Asked if he knew that he was required to disclose all transfers over the previous two years before filing for bankruptcy, he said: “I know that now.”

In an opening statement before Mr Drumm entered the witness box, Mr Hutchinson told Judge Frank Bailey that the former banker had engaged in "classic fraudulent transfers" to his wife.

He described him as a debtor who had “not earned his discharge” and “made a mockery” of the bankruptcy process by making false oaths and showing “callous indifference” to his responsibilities.

Mr Hutchinson said there were a “staggering number” of omissions and mistakes in financial statements made in the bankruptcy case relating to transfers of cash and property to his wife and that it could not be reasonably said that he had been done in good faith given his training and experience.

The bank’s lawyer told the court that Mr Drumm was a person who routinely made false statements since 2008 under oath to the trustee, to the bank and even to his own advisers.

Mr Drumm would argue in the trial that his advisers should have questioned him more about what he was disclosing in his bankruptcy case and that the advisers would “fall on their swords,” he said.

“Was this their finest hour? Perhaps not. But a person who fails to uncover the deceit and reckless of another is not the quilty party. There is no sword to fall on. The wound here was self-inflicted,” he said.

Presenting Mr Drumm's defence, his attorney David Mack argued that a 60-page brief filed by the bank and trustee outlining the case against the former Anglo chief executive was rife with invective, riddled with personal attacks on Mr Drumm and filled with hyperbole.

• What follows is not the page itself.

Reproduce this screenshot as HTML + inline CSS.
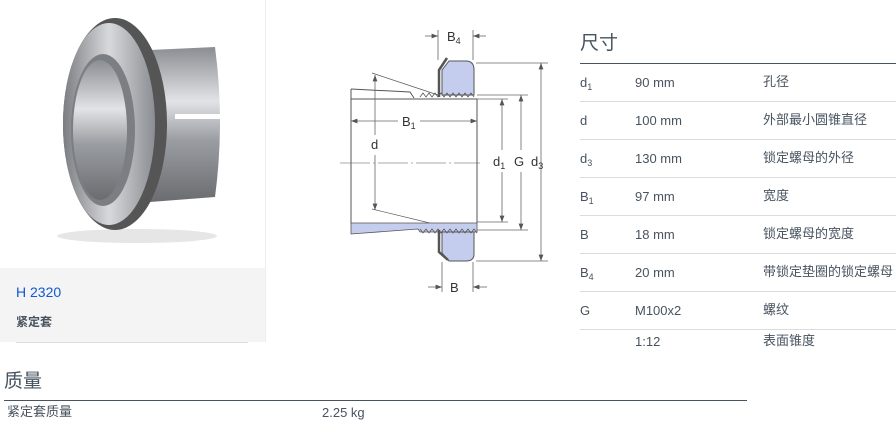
<!DOCTYPE html>
<html><head><meta charset="utf-8"><style>
body{margin:0;width:896px;height:434px;background:#fff;position:relative;overflow:hidden;font-family:"Liberation Sans","Noto Sans CJK SC",sans-serif;color:#485360}
.a{position:absolute;white-space:nowrap}
.t{font-size:13px;line-height:16px}
.c{font-size:13px;line-height:16px;margin-top:-1px}
.ln{position:absolute;height:1px;background:#dcdcdc}
sub{font-size:9px;vertical-align:-3px}
</style></head><body>
<div class="a" style="left:0;top:0;width:265px;height:268px;background:#fff"></div>
<div class="a" style="left:265px;top:0;width:1px;height:342px;background:#eee"></div>
<div class="a" style="left:0;top:268px;width:265px;height:74px;background:#f4f4f4"></div>
<svg class="a" style="left:55px;top:12px" width="180" height="235" viewBox="0 0 180 235">
<defs><linearGradient id="g" x1="0" y1="0" x2="0" y2="1"><stop offset="0" stop-color="#8a8d92"/><stop offset=".35" stop-color="#e2e3e6"/><stop offset=".6" stop-color="#9a9da2"/><stop offset="1" stop-color="#6a6c70"/></linearGradient>
<linearGradient id="h" x1="0" y1="0" x2="1" y2="0"><stop offset="0" stop-color="#7a7d82"/><stop offset=".5" stop-color="#d8d9dc"/><stop offset="1" stop-color="#8a8d92"/></linearGradient></defs>
<ellipse cx="82" cy="224" rx="80" ry="7" fill="#e6e6e6"/>
<path d="M95 38 L160 35 Q170 110 160 185 L95 190Z" fill="url(#g)"/>
<rect x="120" y="102" width="45" height="5" fill="#fff"/>
<ellipse cx="60" cy="112" rx="52" ry="106" fill="#555"/>
<ellipse cx="54" cy="112" rx="46" ry="101" fill="url(#h)"/>
<ellipse cx="48" cy="118" rx="32" ry="76" fill="#7b7e83"/>
<ellipse cx="45" cy="118" rx="27" ry="70" fill="url(#g)"/>
</svg>
<div class="a" style="left:16px;top:284px;font-size:14px;color:#0f58d6">H 2320</div>
<div class="a" style="left:16px;top:313px;font-size:12px;font-weight:bold;color:#485360">紧定套</div>
<div class="a" style="left:16px;top:342px;width:232px;height:1px;background:#ddd"></div>

<svg class="a" style="left:0;top:0" width="570" height="300" viewBox="0 0 570 300" font-family="Liberation Sans,sans-serif" font-size="13" fill="#333">
<defs><marker id="ar" viewBox="0 0 8 6" refX="8" refY="3" markerWidth="8" markerHeight="6" orient="auto-start-reverse"><path d="M0 0L8 3L0 6Z" fill="#555"/></marker></defs>
<g stroke="#555" stroke-width="1" fill="none">
<line x1="340" y1="163" x2="480" y2="163" stroke="#aaa" stroke-dasharray="30 3 2 3"/>
<path d="M351 89 L410 92 L414 98" />
<line x1="351" y1="99" x2="477" y2="99"/>
<line x1="351" y1="89" x2="351" y2="99"/>
<line x1="351" y1="99" x2="351" y2="223"/>
<line x1="477" y1="99" x2="477" y2="223"/>
<line x1="372" y1="73" x2="438" y2="95" stroke-width=".7"/>
<line x1="372" y1="209" x2="438" y2="225" stroke-width=".7"/>
</g>
<path d="M351 223 L477 223 L477 232 L420 232 L418 229 L351 234Z" fill="#c5cdee" stroke="#555" stroke-width=".8"/>
<path d="M442 95 L442 70 L449 61 L466 61 Q474 61 474 70 L474 95Z" fill="#c5cdee" stroke="#555"/>
<path d="M442 232 L474 232 L474 254 Q474 261 466 261 L449 261 L442 253Z" fill="#c5cdee" stroke="#555"/>
<path d="M439 97 L439 70 L447 58" stroke="#555" stroke-width="2.5" fill="none"/>
<path d="M439 230 L439 252 L448 260" stroke="#555" stroke-width="2.5" fill="none"/>
<path d="M420 97 l3 -4 3 4 3 -4 3 4 3 -4 3 4 3 -4 3 4 3 -4 3 4 3 -4 3 4 3 -4 3 4 3 -4 3 4 3 -4 3 4" stroke="#555" fill="none" stroke-width=".8"/>
<path d="M420 229 l3 4 3 -4 3 4 3 -4 3 4 3 -4 3 4 3 -4 3 4 3 -4 3 4 3 -4 3 4 3 -4 3 4 3 -4 3 4 3 -4 3 4" stroke="#555" fill="none" stroke-width=".8"/>
<g stroke="#666" stroke-width=".8">
<line x1="438" y1="30" x2="438" y2="60"/><line x1="473" y1="30" x2="473" y2="60"/>
<line x1="425" y1="36" x2="438" y2="36" marker-end="url(#ar)"/><line x1="486" y1="36" x2="473" y2="36" marker-end="url(#ar)"/>
<line x1="442" y1="262" x2="442" y2="292"/><line x1="473" y1="262" x2="473" y2="292"/>
<line x1="428" y1="287" x2="442" y2="287" marker-end="url(#ar)"/><line x1="487" y1="287" x2="473" y2="287" marker-end="url(#ar)"/>
<line x1="476" y1="63" x2="548" y2="63"/><line x1="476" y1="261" x2="548" y2="261"/>
<line x1="477" y1="95" x2="528" y2="95"/><line x1="477" y1="230" x2="528" y2="230"/>
<line x1="477" y1="99" x2="508" y2="99"/><line x1="477" y1="222" x2="508" y2="222"/>
<line x1="541" y1="63" x2="541" y2="261" marker-start="url(#ar)" marker-end="url(#ar)"/>
<line x1="521" y1="150" x2="521" y2="95" marker-end="url(#ar)"/><line x1="521" y1="172" x2="521" y2="230" marker-end="url(#ar)"/>
<line x1="502" y1="150" x2="502" y2="99" marker-end="url(#ar)"/><line x1="502" y1="172" x2="502" y2="222" marker-end="url(#ar)"/>
<line x1="375" y1="135" x2="375" y2="75" marker-end="url(#ar)"/><line x1="375" y1="155" x2="375" y2="210" marker-end="url(#ar)"/>
<line x1="398" y1="121" x2="351" y2="121" marker-end="url(#ar)"/><line x1="420" y1="121" x2="477" y2="121" marker-end="url(#ar)"/>
</g>
<text x="447" y="41">B<tspan font-size="9" dy="3">4</tspan></text>
<text x="450" y="292">B</text>
<text x="402" y="126">B<tspan font-size="9" dy="3">1</tspan></text>
<text x="371" y="149">d</text>
<text x="493" y="166">d<tspan font-size="9" dy="3">1</tspan></text>
<text x="514" y="166">G</text>
<text x="531" y="166">d<tspan font-size="9" dy="3">3</tspan></text>
</svg>

<div class="a" style="left:580px;top:28px;font-size:19px;color:#485360">尺寸</div>
<div class="a" style="left:580px;top:63px;width:316px;height:1px;background:#485360"></div>
<div class="ln" style="left:580px;top:101px;width:316px"></div>
<div class="ln" style="left:580px;top:139px;width:316px"></div>
<div class="ln" style="left:580px;top:177px;width:316px"></div>
<div class="ln" style="left:580px;top:215px;width:316px"></div>
<div class="ln" style="left:580px;top:253px;width:316px"></div>
<div class="ln" style="left:580px;top:291px;width:316px"></div>
<div class="ln" style="left:580px;top:329px;width:316px"></div>
<div class="a t" style="left:580px;top:75px">d<sub>1</sub></div><div class="a t" style="left:635px;top:75px">90 mm</div><div class="a c" style="left:763px;top:75px">孔径</div>
<div class="a t" style="left:580px;top:113px">d</div><div class="a t" style="left:635px;top:113px">100 mm</div><div class="a c" style="left:763px;top:113px">外部最小圆锥直径</div>
<div class="a t" style="left:580px;top:151px">d<sub>3</sub></div><div class="a t" style="left:635px;top:151px">130 mm</div><div class="a c" style="left:763px;top:151px">锁定螺母的外径</div>
<div class="a t" style="left:580px;top:189px">B<sub>1</sub></div><div class="a t" style="left:635px;top:189px">97 mm</div><div class="a c" style="left:763px;top:189px">宽度</div>
<div class="a t" style="left:580px;top:227px">B</div><div class="a t" style="left:635px;top:227px">18 mm</div><div class="a c" style="left:763px;top:227px">锁定螺母的宽度</div>
<div class="a t" style="left:580px;top:265px">B<sub>4</sub></div><div class="a t" style="left:635px;top:265px">20 mm</div><div class="a c" style="left:763px;top:265px">带锁定垫圈的锁定螺母</div>
<div class="a t" style="left:580px;top:303px">G</div><div class="a t" style="left:635px;top:303px">M100x2</div><div class="a c" style="left:763px;top:303px">螺纹</div>
<div class="a t" style="left:635px;top:334px">1:12</div><div class="a c" style="left:763px;top:334px">表面锥度</div>

<div class="a" style="left:4px;top:366px;font-size:19px">质量</div>
<div class="a" style="left:4px;top:400px;width:743px;height:1px;background:#485360"></div>
<div class="a c" style="left:7px;top:405px">紧定套质量</div>
<div class="a t" style="left:322px;top:405px">2.25 kg</div>
</body></html>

Mr Mack said the bank and trustee had “very bold statements” about Mr Drumm, claiming he will “lie at the drop of a hat” or that he is “a serially dishonest debtor,” but these are “catchy” statements and “make for juicy quotes” for the reporters in the courtroom.

He argued that the case seeking to deny Mr Drumm a discharge was based on transfers within one-year period of his filing for bankruptcy but the only transfers made during that period were $73,000 paid to creditors and that $53,000 of this was transferred to an account in Ireland to pay Irish taxes.

Mr Drumm’s financial affairs were “turned upside down and inside out” as he prepared to file for bankruptcy and he knew that everything he disclosed would be “under the microscope,” he said.

Mr Mack told the judge that he will see that the case by the bank and trustee against Mr Drumm was “a lot of bluster and argument but short of true evidentiary substance.”

The case continues this afternoon when Mr Drumm will continue giving evidence. The trial is scheduled to last five days.